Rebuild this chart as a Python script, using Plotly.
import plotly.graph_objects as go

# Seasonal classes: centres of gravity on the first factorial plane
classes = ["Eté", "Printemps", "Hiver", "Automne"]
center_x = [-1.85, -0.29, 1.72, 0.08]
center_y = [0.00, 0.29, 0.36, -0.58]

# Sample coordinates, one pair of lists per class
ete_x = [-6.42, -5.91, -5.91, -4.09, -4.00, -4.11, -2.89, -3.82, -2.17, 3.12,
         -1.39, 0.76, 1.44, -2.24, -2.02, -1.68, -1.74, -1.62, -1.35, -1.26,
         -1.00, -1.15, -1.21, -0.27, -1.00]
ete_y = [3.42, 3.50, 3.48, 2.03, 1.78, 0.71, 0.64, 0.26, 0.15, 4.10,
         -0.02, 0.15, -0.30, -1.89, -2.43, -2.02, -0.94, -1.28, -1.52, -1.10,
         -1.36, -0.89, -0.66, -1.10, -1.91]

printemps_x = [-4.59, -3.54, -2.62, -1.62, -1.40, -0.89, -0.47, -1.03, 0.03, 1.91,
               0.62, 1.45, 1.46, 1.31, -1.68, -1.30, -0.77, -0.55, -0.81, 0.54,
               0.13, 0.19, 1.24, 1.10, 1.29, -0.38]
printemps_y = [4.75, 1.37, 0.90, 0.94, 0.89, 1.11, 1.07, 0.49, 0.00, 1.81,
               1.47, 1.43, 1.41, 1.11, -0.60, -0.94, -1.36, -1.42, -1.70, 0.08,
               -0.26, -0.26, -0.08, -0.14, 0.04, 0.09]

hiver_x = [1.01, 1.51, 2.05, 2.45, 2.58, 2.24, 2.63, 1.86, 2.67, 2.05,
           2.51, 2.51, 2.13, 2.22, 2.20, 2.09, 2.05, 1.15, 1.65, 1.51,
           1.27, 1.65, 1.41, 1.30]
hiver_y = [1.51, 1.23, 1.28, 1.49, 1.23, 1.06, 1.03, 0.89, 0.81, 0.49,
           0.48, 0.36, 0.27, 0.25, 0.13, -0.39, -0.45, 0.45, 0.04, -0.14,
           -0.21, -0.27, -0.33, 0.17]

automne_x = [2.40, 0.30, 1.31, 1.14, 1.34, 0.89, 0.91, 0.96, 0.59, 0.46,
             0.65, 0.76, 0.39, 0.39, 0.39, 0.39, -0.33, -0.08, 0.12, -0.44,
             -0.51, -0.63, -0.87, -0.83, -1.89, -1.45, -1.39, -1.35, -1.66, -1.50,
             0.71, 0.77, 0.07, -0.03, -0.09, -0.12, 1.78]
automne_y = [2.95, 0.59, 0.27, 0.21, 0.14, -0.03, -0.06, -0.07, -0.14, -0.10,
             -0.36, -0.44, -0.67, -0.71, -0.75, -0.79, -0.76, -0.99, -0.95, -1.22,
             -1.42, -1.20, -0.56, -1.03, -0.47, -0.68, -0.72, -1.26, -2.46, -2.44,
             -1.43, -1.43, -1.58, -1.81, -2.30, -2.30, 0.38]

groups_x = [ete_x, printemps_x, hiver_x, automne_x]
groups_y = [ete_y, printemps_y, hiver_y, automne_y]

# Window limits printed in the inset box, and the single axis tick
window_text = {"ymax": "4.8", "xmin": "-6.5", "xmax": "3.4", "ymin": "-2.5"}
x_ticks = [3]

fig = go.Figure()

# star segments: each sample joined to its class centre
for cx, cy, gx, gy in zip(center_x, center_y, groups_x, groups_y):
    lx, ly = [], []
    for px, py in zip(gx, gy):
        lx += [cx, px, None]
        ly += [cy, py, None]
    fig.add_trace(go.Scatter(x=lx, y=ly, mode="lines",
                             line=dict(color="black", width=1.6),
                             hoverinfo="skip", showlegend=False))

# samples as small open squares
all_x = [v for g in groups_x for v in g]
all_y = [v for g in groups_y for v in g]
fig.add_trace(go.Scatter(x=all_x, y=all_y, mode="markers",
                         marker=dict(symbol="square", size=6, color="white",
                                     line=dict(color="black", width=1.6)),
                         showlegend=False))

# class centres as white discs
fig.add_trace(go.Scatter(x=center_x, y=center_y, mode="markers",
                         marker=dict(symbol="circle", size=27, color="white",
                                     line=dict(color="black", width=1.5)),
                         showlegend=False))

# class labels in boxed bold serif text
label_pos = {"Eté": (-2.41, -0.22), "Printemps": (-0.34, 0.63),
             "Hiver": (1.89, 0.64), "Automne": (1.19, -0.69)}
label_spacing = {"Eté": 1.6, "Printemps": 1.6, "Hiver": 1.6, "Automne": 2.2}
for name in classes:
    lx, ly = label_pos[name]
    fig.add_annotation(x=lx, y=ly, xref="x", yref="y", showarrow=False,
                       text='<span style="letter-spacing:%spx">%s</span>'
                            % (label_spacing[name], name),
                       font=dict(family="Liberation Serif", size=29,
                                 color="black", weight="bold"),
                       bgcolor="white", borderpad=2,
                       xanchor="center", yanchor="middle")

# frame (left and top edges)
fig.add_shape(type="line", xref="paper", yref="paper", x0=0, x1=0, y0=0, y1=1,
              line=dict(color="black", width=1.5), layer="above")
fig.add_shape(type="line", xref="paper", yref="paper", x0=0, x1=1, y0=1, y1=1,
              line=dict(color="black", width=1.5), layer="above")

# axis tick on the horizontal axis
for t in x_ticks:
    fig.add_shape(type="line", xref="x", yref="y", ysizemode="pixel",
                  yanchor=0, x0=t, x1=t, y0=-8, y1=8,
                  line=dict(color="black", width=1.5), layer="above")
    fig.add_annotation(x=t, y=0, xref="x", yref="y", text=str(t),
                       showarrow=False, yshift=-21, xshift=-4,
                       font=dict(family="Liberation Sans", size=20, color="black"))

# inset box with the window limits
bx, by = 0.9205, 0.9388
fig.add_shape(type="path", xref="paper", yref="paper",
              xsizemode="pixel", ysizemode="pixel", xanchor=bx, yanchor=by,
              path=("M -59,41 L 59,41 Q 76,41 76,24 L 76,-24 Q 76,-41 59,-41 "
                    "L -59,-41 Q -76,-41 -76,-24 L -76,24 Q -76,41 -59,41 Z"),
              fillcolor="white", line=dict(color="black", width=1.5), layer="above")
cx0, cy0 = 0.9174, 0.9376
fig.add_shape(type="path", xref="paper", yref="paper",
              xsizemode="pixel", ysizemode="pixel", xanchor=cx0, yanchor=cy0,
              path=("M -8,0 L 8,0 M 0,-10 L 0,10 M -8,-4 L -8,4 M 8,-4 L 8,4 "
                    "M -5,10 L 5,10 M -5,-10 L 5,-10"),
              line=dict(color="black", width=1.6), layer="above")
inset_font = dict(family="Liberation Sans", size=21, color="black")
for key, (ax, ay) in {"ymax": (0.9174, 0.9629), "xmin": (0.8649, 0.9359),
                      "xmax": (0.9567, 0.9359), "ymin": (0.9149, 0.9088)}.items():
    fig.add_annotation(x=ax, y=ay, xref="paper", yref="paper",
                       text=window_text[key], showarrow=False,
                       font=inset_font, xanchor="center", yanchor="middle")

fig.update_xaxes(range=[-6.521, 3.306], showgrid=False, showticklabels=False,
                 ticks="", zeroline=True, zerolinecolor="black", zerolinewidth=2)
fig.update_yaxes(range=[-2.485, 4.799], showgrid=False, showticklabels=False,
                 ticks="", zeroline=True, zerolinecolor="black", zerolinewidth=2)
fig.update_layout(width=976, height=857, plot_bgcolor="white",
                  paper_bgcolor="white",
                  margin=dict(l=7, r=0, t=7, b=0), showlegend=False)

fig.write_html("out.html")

++++++++++++++++++++

[WHAT IS REQUIRED] Write the complete data out, exactly as above.

[THE RESULT]
Rebuild this chart as a Python script, using Plotly.
import plotly.graph_objects as go

# Seasonal classes: centres of gravity on the first factorial plane
classes = ["Eté", "Printemps", "Hiver", "Automne"]
center_x = [-1.85, -0.29, 1.72, 0.08]
center_y = [0.00, 0.29, 0.36, -0.58]

# Sample coordinates, one pair of lists per class
ete_x = [-6.42, -5.91, -5.91, -4.09, -4.00, -4.11, -2.89, -3.82, -2.17, 3.12,
         -1.39, 0.76, 1.44, -2.24, -2.02, -1.68, -1.74, -1.62, -1.35, -1.26,
         -1.00, -1.15, -1.21, -0.27, -1.00]
ete_y = [3.42, 3.50, 3.48, 2.03, 1.78, 0.71, 0.64, 0.26, 0.15, 4.10,
         -0.02, 0.15, -0.30, -1.89, -2.43, -2.02, -0.94, -1.28, -1.52, -1.10,
         -1.36, -0.89, -0.66, -1.10, -1.91]

printemps_x = [-4.59, -3.54, -2.62, -1.62, -1.40, -0.89, -0.47, -1.03, 0.03, 1.91,
               0.62, 1.45, 1.46, 1.31, -1.68, -1.30, -0.77, -0.55, -0.81, 0.54,
               0.13, 0.19, 1.24, 1.10, 1.29, -0.38]
printemps_y = [4.75, 1.37, 0.90, 0.94, 0.89, 1.11, 1.07, 0.49, 0.00, 1.81,
               1.47, 1.43, 1.41, 1.11, -0.60, -0.94, -1.36, -1.42, -1.70, 0.08,
               -0.26, -0.26, -0.08, -0.14, 0.04, 0.09]

hiver_x = [1.01, 1.51, 2.05, 2.45, 2.58, 2.24, 2.63, 1.86, 2.67, 2.05,
           2.51, 2.51, 2.13, 2.22, 2.20, 2.09, 2.05, 1.15, 1.65, 1.51,
           1.27, 1.65, 1.41, 1.30]
hiver_y = [1.51, 1.23, 1.28, 1.49, 1.23, 1.06, 1.03, 0.89, 0.81, 0.49,
           0.48, 0.36, 0.27, 0.25, 0.13, -0.39, -0.45, 0.45, 0.04, -0.14,
           -0.21, -0.27, -0.33, 0.17]

automne_x = [2.40, 0.30, 1.31, 1.14, 1.34, 0.89, 0.91, 0.96, 0.59, 0.46,
             0.65, 0.76, 0.39, 0.39, 0.39, 0.39, -0.33, -0.08, 0.12, -0.44,
             -0.51, -0.63, -0.87, -0.83, -1.89, -1.45, -1.39, -1.35, -1.66, -1.50,
             0.71, 0.77, 0.07, -0.03, -0.09, -0.12, 1.78]
automne_y = [2.95, 0.59, 0.27, 0.21, 0.14, -0.03, -0.06, -0.07, -0.14, -0.10,
             -0.36, -0.44, -0.67, -0.71, -0.75, -0.79, -0.76, -0.99, -0.95, -1.22,
             -1.42, -1.20, -0.56, -1.03, -0.47, -0.68, -0.72, -1.26, -2.46, -2.44,
             -1.43, -1.43, -1.58, -1.81, -2.30, -2.30, 0.38]

groups_x = [ete_x, printemps_x, hiver_x, automne_x]
groups_y = [ete_y, printemps_y, hiver_y, automne_y]

# Window limits printed in the inset box, and the single axis tick
window_text = {"ymax": "4.8", "xmin": "-6.5", "xmax": "3.4", "ymin": "-2.5"}
x_ticks = [3]

fig = go.Figure()

# star segments: each sample joined to its class centre
for cx, cy, gx, gy in zip(center_x, center_y, groups_x, groups_y):
    lx, ly = [], []
    for px, py in zip(gx, gy):
        lx += [cx, px, None]
        ly += [cy, py, None]
    fig.add_trace(go.Scatter(x=lx, y=ly, mode="lines",
                             line=dict(color="black", width=1.6),
                             hoverinfo="skip", showlegend=False))

# samples as small open squares
all_x = [v for g in groups_x for v in g]
all_y = [v for g in groups_y for v in g]
fig.add_trace(go.Scatter(x=all_x, y=all_y, mode="markers",
                         marker=dict(symbol="square", size=6, color="white",
                                     line=dict(color="black", width=1.6)),
                         showlegend=False))

# class centres as white discs
fig.add_trace(go.Scatter(x=center_x, y=center_y, mode="markers",
                         marker=dict(symbol="circle", size=27, color="white",
                                     line=dict(color="black", width=1.5)),
                         showlegend=False))

# class labels in boxed bold serif text
label_pos = {"Eté": (-2.41, -0.22), "Printemps": (-0.34, 0.63),
             "Hiver": (1.89, 0.64), "Automne": (1.19, -0.69)}
label_spacing = {"Eté": 1.6, "Printemps": 1.6, "Hiver": 1.6, "Automne": 2.2}
for name in classes:
    lx, ly = label_pos[name]
    fig.add_annotation(x=lx, y=ly, xref="x", yref="y", showarrow=False,
                       text='<span style="letter-spacing:%spx">%s</span>'
                            % (label_spacing[name], name),
                       font=dict(family="Liberation Serif", size=29,
                                 color="black", weight="bold"),
                       bgcolor="white", borderpad=2,
                       xanchor="center", yanchor="middle")

# frame (left and top edges)
fig.add_shape(type="line", xref="paper", yref="paper", x0=0, x1=0, y0=0, y1=1,
              line=dict(color="black", width=1.5), layer="above")
fig.add_shape(type="line", xref="paper", yref="paper", x0=0, x1=1, y0=1, y1=1,
              line=dict(color="black", width=1.5), layer="above")

# axis tick on the horizontal axis
for t in x_ticks:
    fig.add_shape(type="line", xref="x", yref="y", ysizemode="pixel",
                  yanchor=0, x0=t, x1=t, y0=-8, y1=8,
                  line=dict(color="black", width=1.5), layer="above")
    fig.add_annotation(x=t, y=0, xref="x", yref="y", text=str(t),
                       showarrow=False, yshift=-21, xshift=-4,
                       font=dict(family="Liberation Sans", size=20, color="black"))

# inset box with the window limits
bx, by = 0.9205, 0.9388
fig.add_shape(type="path", xref="paper", yref="paper",
              xsizemode="pixel", ysizemode="pixel", xanchor=bx, yanchor=by,
              path=("M -59,41 L 59,41 Q 76,41 76,24 L 76,-24 Q 76,-41 59,-41 "
                    "L -59,-41 Q -76,-41 -76,-24 L -76,24 Q -76,41 -59,41 Z"),
              fillcolor="white", line=dict(color="black", width=1.5), layer="above")
cx0, cy0 = 0.9174, 0.9376
fig.add_shape(type="path", xref="paper", yref="paper",
              xsizemode="pixel", ysizemode="pixel", xanchor=cx0, yanchor=cy0,
              path=("M -8,0 L 8,0 M 0,-10 L 0,10 M -8,-4 L -8,4 M 8,-4 L 8,4 "
                    "M -5,10 L 5,10 M -5,-10 L 5,-10"),
              line=dict(color="black", width=1.6), layer="above")
inset_font = dict(family="Liberation Sans", size=21, color="black")
for key, (ax, ay) in {"ymax": (0.9174, 0.9629), "xmin": (0.8649, 0.9359),
                      "xmax": (0.9567, 0.9359), "ymin": (0.9149, 0.9088)}.items():
    fig.add_annotation(x=ax, y=ay, xref="paper", yref="paper",
                       text=window_text[key], showarrow=False,
                       font=inset_font, xanchor="center", yanchor="middle")

fig.update_xaxes(range=[-6.521, 3.306], showgrid=False, showticklabels=False,
                 ticks="", zeroline=True, zerolinecolor="black", zerolinewidth=2)
fig.update_yaxes(range=[-2.485, 4.799], showgrid=False, showticklabels=False,
                 ticks="", zeroline=True, zerolinecolor="black", zerolinewidth=2)
fig.update_layout(width=976, height=857, plot_bgcolor="white",
                  paper_bgcolor="white",
                  margin=dict(l=7, r=0, t=7, b=0), showlegend=False)

fig.write_html("out.html")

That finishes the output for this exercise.